We will also take the chance to clean up the names (removing prefixes) and split the taxonomy into several columns:

annotation$Taxonomy <- gsub("[dpcofgs]__", "", annotation$Taxonomy)
annotation <- data.frame(annotation %>% separate_wider_delim(Taxonomy, ";", names = c("Domain", "Phylum", "Class", "Order", "Family", "Genus", "Species")))

The tree has to many tips to plot, which makes the code run longer. One thing we can do is to prune the tree, keeping one tip per genus:

annotation <- data.frame(annotation %>% group_by(Genus) %>% sample_n(1))
tree <- drop.tip(tree,tree$tip.label[-which(tree$tip.label %in% annotation$ID)])

Since the taxonomic units in GTDB are monophyletic, we can generate a table with the node of the MRCA of each taxonomic unit (in my case, phyla) to aid us with the mapping in ggtree later:

MRCAs <- data.frame(unlist(sapply(unique(annotation$Phylum), function(x) {findMRCA(tree, tips=annotation[which(annotation$Phylum== x), "ID"])})))
colnames(MRCAs) <- c("Node")
MRCAs$Name <- rownames(MRCAs)
MRCAs$mycols <- hcl.colors(nrow(MRCAs), "Dark3")

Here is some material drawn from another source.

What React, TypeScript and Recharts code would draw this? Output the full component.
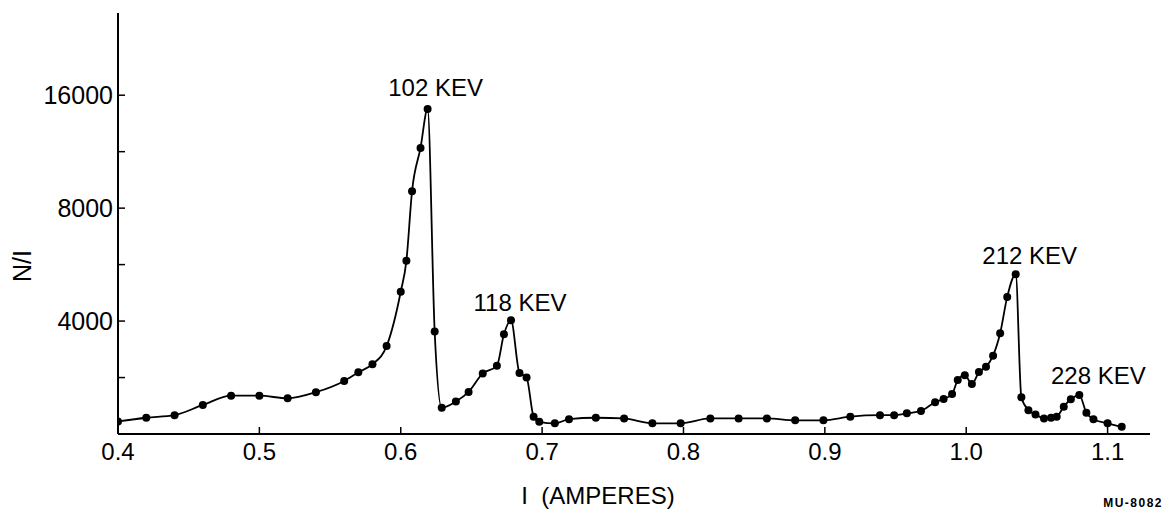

Finally, we can get to plotting!

p <- ggtree(tree, layout= "equal_angle", branch.length = "none") +
geom_hilight(data=MRCAs, mapping= aes(node=Node, fill=mycols), alpha=0.3, extend=2) + 
geom_cladelab(data=MRCAs, mapping=aes(node=Node, label=Name, color=mycols), offset=1.2, barsize=1, align=T) + theme(legend.position = "none") 

We can export the plot with cairo_pdf and tweak the resulting PDF (e.g with Inkscape) until we are satisfied with the result:

cairo_pdf("Tree.pdf")
p
dev.off()